**Work instructions**
Omit all pictures, then retype the data exactly as given.

**Data section**
>>>>>

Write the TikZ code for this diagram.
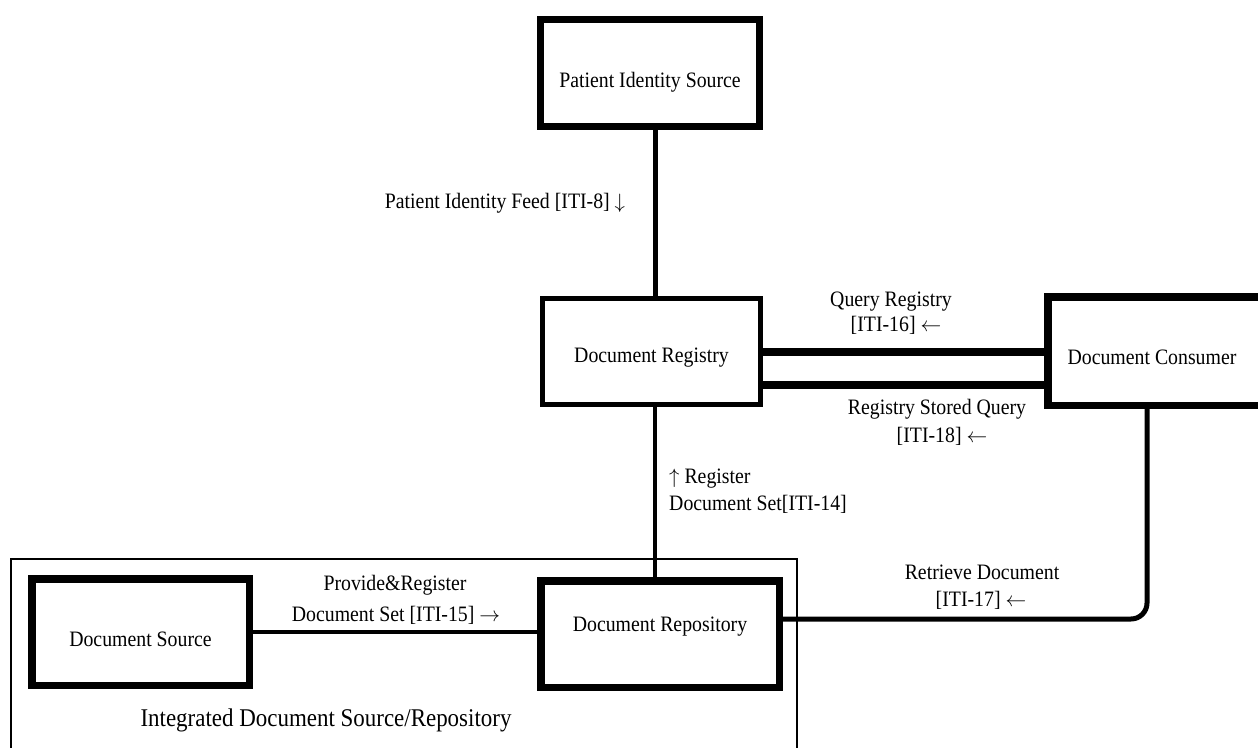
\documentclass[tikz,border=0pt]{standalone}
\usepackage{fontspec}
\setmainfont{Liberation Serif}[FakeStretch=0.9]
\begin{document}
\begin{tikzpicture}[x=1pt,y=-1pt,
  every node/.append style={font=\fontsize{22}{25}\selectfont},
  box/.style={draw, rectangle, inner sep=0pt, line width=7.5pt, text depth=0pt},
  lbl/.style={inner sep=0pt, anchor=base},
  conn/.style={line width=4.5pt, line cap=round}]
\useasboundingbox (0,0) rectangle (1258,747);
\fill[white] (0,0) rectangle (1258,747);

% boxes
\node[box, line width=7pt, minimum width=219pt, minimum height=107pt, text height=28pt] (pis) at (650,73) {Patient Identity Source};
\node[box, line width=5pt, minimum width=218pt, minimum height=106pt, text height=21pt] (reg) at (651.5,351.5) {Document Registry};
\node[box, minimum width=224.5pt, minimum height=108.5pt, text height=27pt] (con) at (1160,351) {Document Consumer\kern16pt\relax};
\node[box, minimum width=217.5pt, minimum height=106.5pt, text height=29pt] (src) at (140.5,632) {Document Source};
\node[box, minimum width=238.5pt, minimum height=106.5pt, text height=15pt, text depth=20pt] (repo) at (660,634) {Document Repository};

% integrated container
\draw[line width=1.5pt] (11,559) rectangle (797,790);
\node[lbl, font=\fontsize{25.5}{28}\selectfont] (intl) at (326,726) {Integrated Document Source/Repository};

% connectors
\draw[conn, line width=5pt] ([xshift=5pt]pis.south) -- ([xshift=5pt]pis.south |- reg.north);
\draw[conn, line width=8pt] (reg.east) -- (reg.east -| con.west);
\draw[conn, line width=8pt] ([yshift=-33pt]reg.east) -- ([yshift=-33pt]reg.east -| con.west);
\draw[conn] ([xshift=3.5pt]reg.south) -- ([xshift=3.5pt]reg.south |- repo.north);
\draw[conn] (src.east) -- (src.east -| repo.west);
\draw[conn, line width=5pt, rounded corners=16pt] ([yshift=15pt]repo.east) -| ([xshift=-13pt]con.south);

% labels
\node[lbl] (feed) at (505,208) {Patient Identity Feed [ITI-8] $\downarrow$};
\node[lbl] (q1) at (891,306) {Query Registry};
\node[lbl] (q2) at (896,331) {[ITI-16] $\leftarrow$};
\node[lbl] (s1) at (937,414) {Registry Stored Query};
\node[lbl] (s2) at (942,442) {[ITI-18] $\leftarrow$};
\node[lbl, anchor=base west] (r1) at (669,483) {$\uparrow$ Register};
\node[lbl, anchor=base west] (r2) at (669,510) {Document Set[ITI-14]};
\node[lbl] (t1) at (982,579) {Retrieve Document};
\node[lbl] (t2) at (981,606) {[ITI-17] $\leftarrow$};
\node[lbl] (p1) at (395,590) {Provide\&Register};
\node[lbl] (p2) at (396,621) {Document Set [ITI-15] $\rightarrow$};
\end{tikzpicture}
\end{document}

<<<<<

**Result of the exercise**
Write the TikZ code for this diagram.
\documentclass[tikz,border=0pt]{standalone}
\usepackage{fontspec}
\setmainfont{Liberation Serif}[FakeStretch=0.9]
\begin{document}
\begin{tikzpicture}[x=1pt,y=-1pt,
  every node/.append style={font=\fontsize{22}{25}\selectfont},
  box/.style={draw, rectangle, inner sep=0pt, line width=7.5pt, text depth=0pt},
  lbl/.style={inner sep=0pt, anchor=base},
  conn/.style={line width=4.5pt, line cap=round}]
\useasboundingbox (0,0) rectangle (1258,747);
\fill[white] (0,0) rectangle (1258,747);

% boxes
\node[box, line width=7pt, minimum width=219pt, minimum height=107pt, text height=28pt] (pis) at (650,73) {Patient Identity Source};
\node[box, line width=5pt, minimum width=218pt, minimum height=106pt, text height=21pt] (reg) at (651.5,351.5) {Document Registry};
\node[box, minimum width=224.5pt, minimum height=108.5pt, text height=27pt] (con) at (1160,351) {Document Consumer\kern16pt\relax};
\node[box, minimum width=217.5pt, minimum height=106.5pt, text height=29pt] (src) at (140.5,632) {Document Source};
\node[box, minimum width=238.5pt, minimum height=106.5pt, text height=15pt, text depth=20pt] (repo) at (660,634) {Document Repository};

% integrated container
\draw[line width=1.5pt] (11,559) rectangle (797,790);
\node[lbl, font=\fontsize{25.5}{28}\selectfont] (intl) at (326,726) {Integrated Document Source/Repository};

% connectors
\draw[conn, line width=5pt] ([xshift=5pt]pis.south) -- ([xshift=5pt]pis.south |- reg.north);
\draw[conn, line width=8pt] (reg.east) -- (reg.east -| con.west);
\draw[conn, line width=8pt] ([yshift=-33pt]reg.east) -- ([yshift=-33pt]reg.east -| con.west);
\draw[conn] ([xshift=3.5pt]reg.south) -- ([xshift=3.5pt]reg.south |- repo.north);
\draw[conn] (src.east) -- (src.east -| repo.west);
\draw[conn, line width=5pt, rounded corners=16pt] ([yshift=15pt]repo.east) -| ([xshift=-13pt]con.south);

% labels
\node[lbl] (feed) at (505,208) {Patient Identity Feed [ITI-8] $\downarrow$};
\node[lbl] (q1) at (891,306) {Query Registry};
\node[lbl] (q2) at (896,331) {[ITI-16] $\leftarrow$};
\node[lbl] (s1) at (937,414) {Registry Stored Query};
\node[lbl] (s2) at (942,442) {[ITI-18] $\leftarrow$};
\node[lbl, anchor=base west] (r1) at (669,483) {$\uparrow$ Register};
\node[lbl, anchor=base west] (r2) at (669,510) {Document Set[ITI-14]};
\node[lbl] (t1) at (982,579) {Retrieve Document};
\node[lbl] (t2) at (981,606) {[ITI-17] $\leftarrow$};
\node[lbl] (p1) at (395,590) {Provide\&Register};
\node[lbl] (p2) at (396,621) {Document Set [ITI-15] $\rightarrow$};
\end{tikzpicture}
\end{document}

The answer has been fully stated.